> **Task objective**: Pick out the lines below that include the string "this".

> **Data lines**:

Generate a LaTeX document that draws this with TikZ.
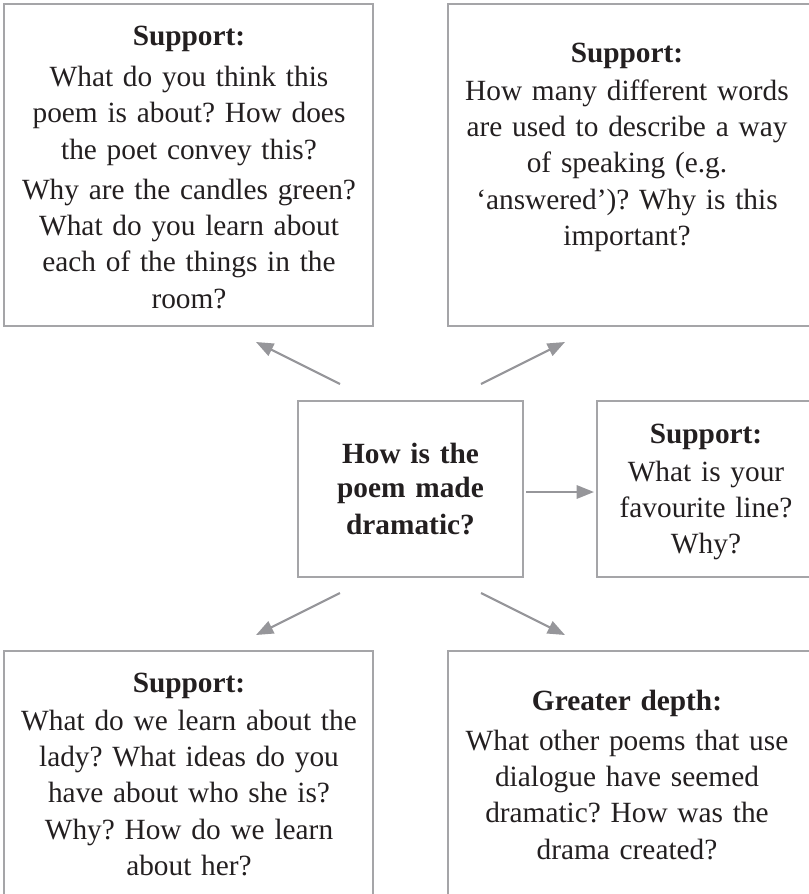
\documentclass[tikz,border=0pt]{standalone}
\usepackage{fontspec}
\setmainfont{Liberation Serif}
\usetikzlibrary{arrows.meta}
\definecolor{boxgray}{RGB}{165,165,168}
\definecolor{arrgray}{RGB}{150,150,154}
\definecolor{ink}{RGB}{35,31,32}
\frenchspacing
\tikzset{
  frame/.style={draw=boxgray, line width=1.1pt, inner sep=0pt, fill=none},
  txt/.style={anchor=base, align=center, inner sep=0pt, text=ink,
    font=\frenchspacing\fontsize{22}{27.2}\selectfont},
  conn/.style={draw=arrgray, line width=1.6pt,
    -{Triangle[length=13pt,width=10pt]}}
}
\begin{document}
\begin{tikzpicture}[x=0.75pt,y=-0.75pt]
\useasboundingbox (0,0) rectangle (809,894);
\clip (0,0) rectangle (809,894);
% boxes
\node[frame, minimum width=369*0.75pt, minimum height=322*0.75pt] (tl) at (188.5,165) {};
\node[frame, minimum width=364*0.75pt, minimum height=322*0.75pt] (tr) at (630,165) {};
\node[frame, minimum width=225*0.75pt, minimum height=176*0.75pt] (cc) at (410.5,489) {};
\node[frame, minimum width=218*0.75pt, minimum height=176*0.75pt] (rr) at (706,489) {};
\node[frame, minimum width=369*0.75pt, minimum height=249*0.75pt] (bl) at (188.5,775.5) {};
\node[frame, minimum width=364*0.75pt, minimum height=249*0.75pt] (br) at (630,775.5) {};
% texts
\node[txt, text width=360*0.75pt] (tltext) at (189,45) {\textbf{Support:}\\[4pt]
What do you think this\\ poem is about? How does\\ the poet convey this?\\[3pt]
Why are the candles green?\\ What do you learn about\\ each of the things in the\\ room?};
\node[txt, text width=355*0.75pt] (trtext) at (627,62) {\textbf{Support:}\\[1.5pt]
How many different words\\ are used to describe a way\\ of speaking (e.g.\\ ‘answered’)? Why is this\\ important?};
\node[txt, text width=215*0.75pt] (cctext) at (410.5,463) {\textbf{How is the}\\[-1pt] \textbf{poem made}\\ \textbf{dramatic?}};
\node[txt, text width=215*0.75pt] (rrtext) at (706,443) {\textbf{Support:}\\[1.5pt]
What is your\\ favourite line?\\ Why?};
\node[txt, text width=360*0.75pt] (bltext) at (189,692) {\textbf{Support:}\\[1.5pt]
What do we learn about the\\ lady? What ideas do you\\ have about who she is?\\ Why? How do we learn\\ about her?};
\node[txt, text width=355*0.75pt] (brtext) at (627,710) {\textbf{Greater depth:}\\[3pt]
What other poems that use\\ dialogue have seemed\\ dramatic? How was the\\ drama created?};
% connectors
\coordinate (a1s) at (340,384); \coordinate (a1e) at (256,342);
\coordinate (a2s) at (481,384); \coordinate (a2e) at (565,342);
\coordinate (a3s) at (526,492); \coordinate (a3e) at (594,492);
\coordinate (a4s) at (340,593); \coordinate (a4e) at (256,635);
\coordinate (a5s) at (481,593); \coordinate (a5e) at (565,635);
\draw[conn] (a1s) -- (a1e);
\draw[conn] (a2s) -- (a2e);
\draw[conn] (a3s) -- (a3e);
\draw[conn] (a4s) -- (a4e);
\draw[conn] (a5s) -- (a5e);
\end{tikzpicture}
\end{document}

> **Answer in full**:
Generate a LaTeX document that draws this with TikZ.
What do you think this\\ poem is about? How does\\ the poet convey this?\\[3pt]
How many different words\\ are used to describe a way\\ of speaking (e.g.\\ ‘answered’)? Why is this\\ important?};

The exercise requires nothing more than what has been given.